• **WRITTEN REQUEST**: Only the lines from the one containing "Generate a Python script that draws this with Bokeh." down to the one containing "p.title.standoff = 15", inclusive, are to be quoted exactly.

(Dataset items)
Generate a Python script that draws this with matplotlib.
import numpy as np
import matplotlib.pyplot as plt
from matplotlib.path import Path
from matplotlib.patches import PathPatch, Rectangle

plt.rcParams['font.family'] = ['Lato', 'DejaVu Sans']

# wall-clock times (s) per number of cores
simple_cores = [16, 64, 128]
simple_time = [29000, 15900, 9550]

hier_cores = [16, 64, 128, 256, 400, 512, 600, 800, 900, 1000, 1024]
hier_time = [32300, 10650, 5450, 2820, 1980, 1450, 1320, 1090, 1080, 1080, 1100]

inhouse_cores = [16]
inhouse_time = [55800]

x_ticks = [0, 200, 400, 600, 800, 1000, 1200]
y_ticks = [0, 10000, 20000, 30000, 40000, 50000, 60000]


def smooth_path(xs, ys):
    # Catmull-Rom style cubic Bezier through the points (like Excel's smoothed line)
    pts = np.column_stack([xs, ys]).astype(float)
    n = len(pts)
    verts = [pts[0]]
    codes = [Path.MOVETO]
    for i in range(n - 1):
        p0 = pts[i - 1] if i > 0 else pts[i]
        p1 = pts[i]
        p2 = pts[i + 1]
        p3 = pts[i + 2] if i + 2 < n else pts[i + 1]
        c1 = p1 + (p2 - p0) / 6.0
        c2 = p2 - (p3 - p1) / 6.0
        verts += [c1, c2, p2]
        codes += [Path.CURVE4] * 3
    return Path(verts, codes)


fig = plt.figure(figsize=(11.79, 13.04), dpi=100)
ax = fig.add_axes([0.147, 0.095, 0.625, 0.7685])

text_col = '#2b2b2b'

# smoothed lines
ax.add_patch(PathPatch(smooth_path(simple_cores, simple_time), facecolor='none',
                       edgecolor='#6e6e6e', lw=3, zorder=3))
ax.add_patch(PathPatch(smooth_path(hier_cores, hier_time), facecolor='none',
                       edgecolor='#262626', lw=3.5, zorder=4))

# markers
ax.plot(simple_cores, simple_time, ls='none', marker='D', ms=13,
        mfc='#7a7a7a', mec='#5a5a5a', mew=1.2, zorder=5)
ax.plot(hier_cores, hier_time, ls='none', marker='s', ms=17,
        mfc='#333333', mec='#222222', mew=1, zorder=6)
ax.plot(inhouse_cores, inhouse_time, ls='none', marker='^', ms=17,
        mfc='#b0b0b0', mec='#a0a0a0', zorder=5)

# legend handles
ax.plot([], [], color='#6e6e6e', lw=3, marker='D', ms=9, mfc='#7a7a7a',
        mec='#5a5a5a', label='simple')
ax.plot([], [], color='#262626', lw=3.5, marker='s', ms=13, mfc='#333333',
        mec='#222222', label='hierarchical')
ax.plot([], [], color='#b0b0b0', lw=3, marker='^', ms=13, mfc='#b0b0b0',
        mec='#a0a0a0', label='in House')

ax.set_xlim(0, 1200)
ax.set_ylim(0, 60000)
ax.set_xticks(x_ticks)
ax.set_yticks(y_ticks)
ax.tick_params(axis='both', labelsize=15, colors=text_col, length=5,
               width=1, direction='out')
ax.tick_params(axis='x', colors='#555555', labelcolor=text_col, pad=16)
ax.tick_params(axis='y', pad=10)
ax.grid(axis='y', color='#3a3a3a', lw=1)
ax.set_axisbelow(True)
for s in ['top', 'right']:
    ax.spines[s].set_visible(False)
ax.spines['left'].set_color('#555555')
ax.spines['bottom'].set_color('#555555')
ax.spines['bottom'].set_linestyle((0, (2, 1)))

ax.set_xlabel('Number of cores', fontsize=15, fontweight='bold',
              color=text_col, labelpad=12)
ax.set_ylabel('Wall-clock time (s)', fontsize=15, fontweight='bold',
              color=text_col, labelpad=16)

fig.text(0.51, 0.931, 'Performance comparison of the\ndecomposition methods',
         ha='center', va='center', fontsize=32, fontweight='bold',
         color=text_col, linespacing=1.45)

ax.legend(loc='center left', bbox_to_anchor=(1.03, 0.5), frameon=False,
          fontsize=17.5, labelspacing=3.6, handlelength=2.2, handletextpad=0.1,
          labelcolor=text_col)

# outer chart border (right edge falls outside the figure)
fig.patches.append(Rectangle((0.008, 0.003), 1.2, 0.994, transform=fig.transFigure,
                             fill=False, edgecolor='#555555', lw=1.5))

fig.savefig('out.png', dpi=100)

...

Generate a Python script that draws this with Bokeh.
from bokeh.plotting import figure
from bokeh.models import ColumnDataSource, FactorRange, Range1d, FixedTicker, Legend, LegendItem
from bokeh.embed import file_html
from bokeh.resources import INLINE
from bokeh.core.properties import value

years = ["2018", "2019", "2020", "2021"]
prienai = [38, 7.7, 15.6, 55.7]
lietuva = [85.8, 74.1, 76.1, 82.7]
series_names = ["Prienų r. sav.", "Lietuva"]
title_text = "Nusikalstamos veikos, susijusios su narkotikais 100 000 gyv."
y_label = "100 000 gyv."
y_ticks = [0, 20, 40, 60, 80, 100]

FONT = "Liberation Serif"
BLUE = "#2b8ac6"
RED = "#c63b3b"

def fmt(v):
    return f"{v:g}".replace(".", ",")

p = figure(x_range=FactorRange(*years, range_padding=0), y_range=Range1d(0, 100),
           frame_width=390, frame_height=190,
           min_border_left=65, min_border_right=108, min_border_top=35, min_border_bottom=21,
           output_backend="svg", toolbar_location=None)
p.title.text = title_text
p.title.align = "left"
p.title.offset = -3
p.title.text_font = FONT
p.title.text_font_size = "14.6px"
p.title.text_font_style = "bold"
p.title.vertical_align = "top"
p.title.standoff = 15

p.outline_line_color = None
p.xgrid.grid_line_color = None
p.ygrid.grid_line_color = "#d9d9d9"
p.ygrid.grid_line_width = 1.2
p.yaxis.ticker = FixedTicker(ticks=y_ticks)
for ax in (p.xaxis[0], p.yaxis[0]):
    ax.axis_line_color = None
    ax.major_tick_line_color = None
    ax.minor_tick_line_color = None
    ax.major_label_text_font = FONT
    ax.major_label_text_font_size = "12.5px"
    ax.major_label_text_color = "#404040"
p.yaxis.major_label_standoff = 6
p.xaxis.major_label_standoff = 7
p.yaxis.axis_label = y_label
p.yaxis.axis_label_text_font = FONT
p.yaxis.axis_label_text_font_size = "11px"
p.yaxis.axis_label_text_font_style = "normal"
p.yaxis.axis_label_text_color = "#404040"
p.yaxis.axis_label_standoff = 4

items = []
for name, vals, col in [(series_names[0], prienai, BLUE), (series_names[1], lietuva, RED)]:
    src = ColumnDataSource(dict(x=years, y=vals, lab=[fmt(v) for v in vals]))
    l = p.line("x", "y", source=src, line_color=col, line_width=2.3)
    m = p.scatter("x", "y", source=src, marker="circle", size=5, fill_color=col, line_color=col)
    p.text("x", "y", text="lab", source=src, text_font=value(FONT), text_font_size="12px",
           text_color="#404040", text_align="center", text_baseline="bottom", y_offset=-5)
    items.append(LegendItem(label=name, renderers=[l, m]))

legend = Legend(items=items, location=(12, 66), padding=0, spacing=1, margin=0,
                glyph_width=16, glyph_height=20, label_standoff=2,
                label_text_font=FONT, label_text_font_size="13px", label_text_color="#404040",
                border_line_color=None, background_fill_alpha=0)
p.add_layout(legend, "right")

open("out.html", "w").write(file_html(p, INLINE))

• **WRITTEN REPLY**:
Generate a Python script that draws this with Bokeh.
from bokeh.plotting import figure
from bokeh.models import ColumnDataSource, FactorRange, Range1d, FixedTicker, Legend, LegendItem
from bokeh.embed import file_html
from bokeh.resources import INLINE
from bokeh.core.properties import value

years = ["2018", "2019", "2020", "2021"]
prienai = [38, 7.7, 15.6, 55.7]
lietuva = [85.8, 74.1, 76.1, 82.7]
series_names = ["Prienų r. sav.", "Lietuva"]
title_text = "Nusikalstamos veikos, susijusios su narkotikais 100 000 gyv."
y_label = "100 000 gyv."
y_ticks = [0, 20, 40, 60, 80, 100]

FONT = "Liberation Serif"
BLUE = "#2b8ac6"
RED = "#c63b3b"

def fmt(v):
    return f"{v:g}".replace(".", ",")

p = figure(x_range=FactorRange(*years, range_padding=0), y_range=Range1d(0, 100),
           frame_width=390, frame_height=190,
           min_border_left=65, min_border_right=108, min_border_top=35, min_border_bottom=21,
           output_backend="svg", toolbar_location=None)
p.title.text = title_text
p.title.align = "left"
p.title.offset = -3
p.title.text_font = FONT
p.title.text_font_size = "14.6px"
p.title.text_font_style = "bold"
p.title.vertical_align = "top"
p.title.standoff = 15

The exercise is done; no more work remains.